***1/2 XTC
APPLE VENUS VOL. 1
(TVT)
This lovely album is pretty much
what XTC were planning six years ago before they launched a recording strike to
break their old contract. The demos have been circulating for years, but the
album actually sounds more at home in 1999: many of last year's notable pop
records (the Pernice Brothers, R.E.M's Up, and, for those who liked it,
Costello/Bacharach) ditched guitars to explore this kind of orchestral chamber
pop. After such an extended break, you want XTC to do more than write catchy
little pop songs: you want them to get you teary and haunt you for days. They
accomplish that on the new "The Last Balloon," which is among the saddest and
prettiest things Andy Partridge has written.
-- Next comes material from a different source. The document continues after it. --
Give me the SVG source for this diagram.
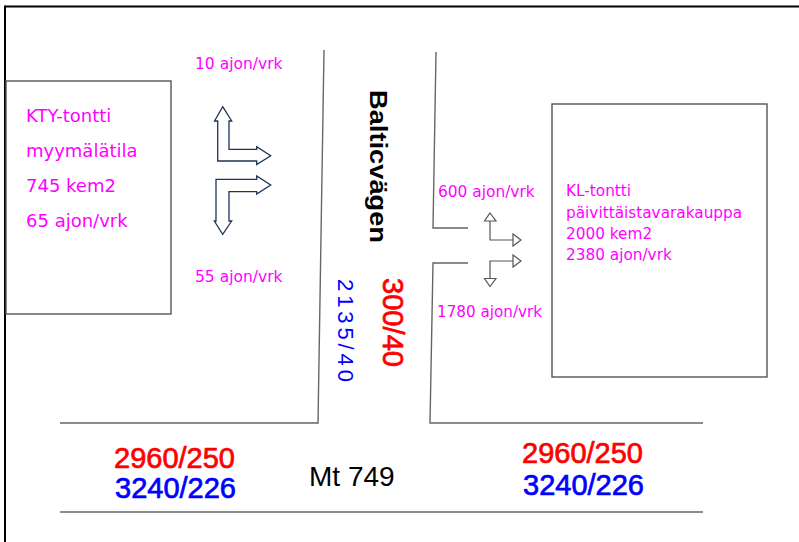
<svg xmlns="http://www.w3.org/2000/svg" width="799" height="542" viewBox="0 0 799 542">
<style>
.frame{stroke:#000;stroke-width:2;fill:none}
.box{stroke:#555;stroke-width:1.4;fill:#fff}
.road{stroke:#666;stroke-width:1.4;fill:none}
.mag{fill:#ff00ff;font-family:"DejaVu Sans",sans-serif}
.big{font-family:"Liberation Sans",Arial,sans-serif;font-size:29px;stroke-width:0.7px}
.red{fill:#ff0000;stroke:#ff0000}
.blue{fill:#0000ff;stroke:#0000ff}
.thinblue{fill:#0000ff;font-family:"Liberation Sans",Arial,sans-serif;font-size:22px}
.fat{fill:#fff;stroke:#1f3458;stroke-width:1.3;stroke-linejoin:miter}
.thin{fill:none;stroke:#555;stroke-width:1.2}
.head{fill:#fff;stroke:#555;stroke-width:1.2;stroke-linejoin:miter}
</style>
<rect width="799" height="542" fill="#fff"/>
<g id="frame">
<line class="frame" x1="5" y1="6.5" x2="799" y2="6.5"/>
<line class="frame" x1="5" y1="5.5" x2="5" y2="542"/>
</g>
<g id="connectors">
<polyline class="road" points="324,50 318,423 60,423"/>
<polyline class="road" points="436,52 433,228 468,228"/>
<polyline class="road" points="468,263 433,263 430,423 703,423"/>
<line class="road" x1="60" y1="512" x2="703" y2="512"/>
</g>
<g id="kty">
<rect class="box" x="6" y="81" width="165" height="233"/>
<text class="mag" font-size="18" x="26" y="122">KTY-tontti</text>
<text class="mag" font-size="18" x="26" y="157">myymälätila</text>
<text class="mag" font-size="18" x="26" y="192">745 kem2</text>
<text class="mag" font-size="18" x="26" y="227">65 ajon/vrk</text>
</g>
<g id="kl">
<rect class="box" x="552" y="104" width="215" height="273"/>
<text class="mag" font-size="15.3" x="566" y="196">KL-tontti</text>
<text class="mag" font-size="15.3" x="566" y="218">päivittäistavarakauppa</text>
<text class="mag" font-size="15.3" x="566" y="239">2000 kem2</text>
<text class="mag" font-size="15.3" x="566" y="260">2380 ajon/vrk</text>
</g>
<g id="kty-arrows">
<polygon class="fat" points="222.7,106.7 231.7,121 229,121 229,149.3 256.7,149.3 256.7,146.7 270.7,155.7 256.7,164.5 256.7,161 217.7,161 217.7,121 214.5,121"/>
<polygon class="fat" points="216,179.3 256.7,179.3 256.7,176 270.7,185 256.7,194 256.7,191.7 229,191.7 229,221 231.7,221 222.7,234.3 214.3,221 216,221"/>
<text class="mag" font-size="15.5" x="195" y="69">10 ajon/vrk</text>
<text class="mag" font-size="15.5" x="195" y="282">55 ajon/vrk</text>
</g>
<g id="kl-arrows">
<polyline class="thin" points="490,221 490,240 513,240"/>
<polygon class="head" points="490,213 496,221 484.5,221"/>
<polygon class="head" points="513,234 521,240 513,246"/>
<polyline class="thin" points="490,278 490,261 513,261"/>
<polygon class="head" points="513,255 521,261 513,267"/>
<polygon class="head" points="490,286.5 496,278.5 484.5,278.5"/>
<text class="mag" font-size="15.4" x="438" y="197">600 ajon/vrk</text>
<text class="mag" font-size="15.2" x="437" y="317">1780 ajon/vrk</text>
</g>
<g id="balticvagen">
<text transform="translate(370,90) rotate(90)" font-family="Liberation Sans,Arial,sans-serif" font-weight="bold" font-size="24" textLength="153" lengthAdjust="spacingAndGlyphs">Balticvägen</text>
<text class="big red" transform="translate(383,278) rotate(90)" textLength="89" lengthAdjust="spacingAndGlyphs">300/40</text>
<text class="thinblue" transform="translate(338,279) rotate(90)" textLength="103" lengthAdjust="spacing">2135/40</text>
</g>
<g id="mt749">
<text font-family="Liberation Sans,Arial,sans-serif" font-size="28" x="309" y="486">Mt 749</text>
<text class="big red" x="114" y="468">2960/250</text>
<text class="big blue" x="115" y="498">3240/226</text>
<text class="big red" x="522" y="463">2960/250</text>
<text class="big blue" x="523" y="495">3240/226</text>
</g>
</svg>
Sort of a "Yellow Submarine" in
reverse, it invites his children to escape the world that his generation messed
up, then drifts off into the ether with an evocative trumpet solo.
The rest of Apple Venus is considerably more upbeat, with "Easter
Theatre" and "River of Orchids" returning to the rustic Brit-folk territory of
Skylarking, and "I'd Like That" working sexual urges into a nice love
song. Bassist Colin Moulding's two dry-witted numbers are the ice to
Partridge's fire (ousted guitarist Dave Gregory, who appears throughout, was
evidently the lukewarm water). The token nasty number, "Your Dictionary" (about
Partridge's divorce), marks his first use of the f-word, but the mood shifts
from bitchy to regretful before it's through. "Greenman" features the album's
only aggressive lead guitar -- and a few more wouldn't have hurt -- but there
are enough soaring hooks and pop shivers to place this with XTC's best.